What this shift means for you
For COOs and CSCOs, this shift is as strategic as it is technical. Business leaders should:
- Make AI a foundational design principle, not treat it as a feature.
- Reimagine system architecture by emphasizing platforms that support interoperability, high-quality data, and continuous learning.
- Consider the shift in roles as analysts become model supervisors, planners evolve into scenario designers, and teams learn new skills and new ways of working.
Organizations that get ahead of this shift will be better prepared for volatility and positioned to innovate faster.
Rethink the role of applications
One of the most disruptive aspects of this transition is how AI challenges the traditional applications’ structure. As AI agents take on more holistic roles, the boundaries between functions and tools begin to blur.

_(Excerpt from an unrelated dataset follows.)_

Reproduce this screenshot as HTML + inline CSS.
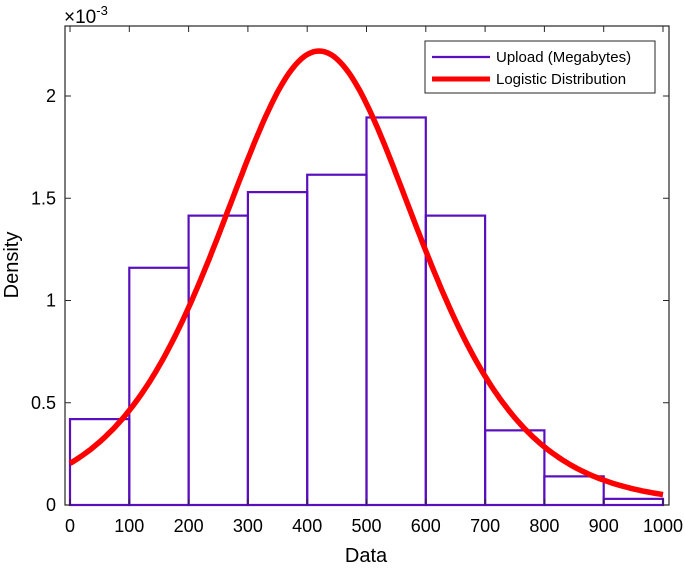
<!DOCTYPE html>
<html><head><meta charset="utf-8"><style>
body{margin:0;background:#fff;}
svg text{font-family:"Liberation Sans",Arial,sans-serif;}
</style></head><body>
<svg id="chart" width="685" height="570" xmlns="http://www.w3.org/2000/svg"></svg>
<script>
const binEdges=[0,100,200,300,400,500,600,700,800,900,1000];
const binDensity=[0.42,1.16,1.415,1.53,1.615,1.895,1.415,0.365,0.14,0.03];
const fitMu=[420];
const fitScale=[112.6];
const xTicks=[0,100,200,300,400,500,600,700,800,900,1000];
const yTicks=[0,0.5,1,1.5,2];
const yTickLabels=["0","0.5","1","1.5","2"];
const NS="http://www.w3.org/2000/svg";
const svg=document.getElementById('chart');
const L=65,R=669,T=26,B=505;
const X=v=>70+v*0.593;
const Y=v=>505-v*204.5;
function mk(t,a,p){const e=document.createElementNS(NS,t);for(const k in a)e.setAttribute(k,a[k]);(p||svg).appendChild(e);return e;}
const box=mk('rect',{x:L,y:T,width:R-L,height:B-T,fill:'none',stroke:'#262626','stroke-width':1.2});


binDensity.forEach((h,i)=>{
 const r=mk('rect',{x:X(binEdges[i]),y:Y(h),width:X(binEdges[i+1])-X(binEdges[i]),height:Y(0)-Y(h),fill:'none',stroke:'#5a0fbf','stroke-width':2.2});
 
 
});
let c='';
for(let v=0;v<=1000;v+=5){const z=Math.exp(-(v-fitMu[0])/fitScale[0]);const p=z/(fitScale[0]*(1+z)*(1+z))*1000;c+=(v?' L':'M')+X(v).toFixed(1)+','+Y(p).toFixed(1);}
const curve=mk('path',{d:c,fill:'none',stroke:'#ff0000','stroke-width':5.5});


xTicks.forEach(v=>{
 mk('line',{x1:X(v),x2:X(v),y1:B,y2:B-6,stroke:'#262626'});
 mk('line',{x1:X(v),x2:X(v),y1:T,y2:T+6,stroke:'#262626'});
 const t=mk('text',{x:X(v),y:532,'font-size':18,'text-anchor':'middle',fill:'#000'});t.textContent=v;
 
 
});
yTicks.forEach((v,i)=>{
 mk('line',{x1:L,x2:L+6,y1:Y(v),y2:Y(v),stroke:'#262626'});
 mk('line',{x1:R,x2:R-6,y1:Y(v),y2:Y(v),stroke:'#262626'});
 const t=mk('text',{x:56,y:Y(v)+6,'font-size':18,'text-anchor':'end',fill:'#000'});t.textContent=yTickLabels[i];
 
 
});
const ex=mk('text',{x:64,y:23,'font-size':19,fill:'#000'});ex.innerHTML='×10<tspan dy="-8" font-size="13">-3</tspan>';


const xt=mk('text',{x:366,y:562,'font-size':20,'text-anchor':'middle',fill:'#000'});xt.textContent='Data';


const yt=mk('text',{x:0,y:0,'font-size':20,'text-anchor':'middle',fill:'#000',transform:'translate(18,265) rotate(-90)'});yt.textContent='Density';


const lg=mk('g',{});


mk('rect',{x:425,y:41,width:230,height:52,fill:'#fff',stroke:'#262626'},lg);
mk('line',{x1:432,x2:490,y1:57,y2:57,stroke:'#5a0fbf','stroke-width':2.2},lg);
mk('line',{x1:432,x2:490,y1:79,y2:79,stroke:'#ff0000','stroke-width':5},lg);
const l1=mk('text',{x:496,y:62,'font-size':15,fill:'#000'},lg);l1.textContent='Upload (Megabytes)';


const l2=mk('text',{x:496,y:84,'font-size':15,fill:'#000'},lg);l2.textContent='Logistic Distribution';


</script>
</body></html>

Instead of maintaining a dozen different applications for planning, sourcing, and logistics, companies may soon operate with fewer (but smarter) platforms where AI coordinates activities across domains. These platforms won’t just support users; they’ll act as autonomous collaborators.
That means shorter planning cycles, faster decision-making, and a more adaptive supply chain overall. We’re already seeing the benefits of integrated supply chain tools: In the same IDC Analyst Brief, 35% of surveyed companies said that AI specifically contributed to over 10% improvement in innovation time to market.
Now is the time to adapt
This AI-led shift is not a future scenario, it’s happening now. COOs and CSCOs who embrace this transformation will be positioned to respond faster, operate leaner, and navigate disruption with greater confidence.
What matters now is how organizations adapt. The opportunity isn’t just to automate, it’s to rethink how supply chains work altogether.
The paradigm has shifted. The supply chain of the future won’t just be connected—it will be intelligent, self-optimizing, and AI-led. And the time to move is now.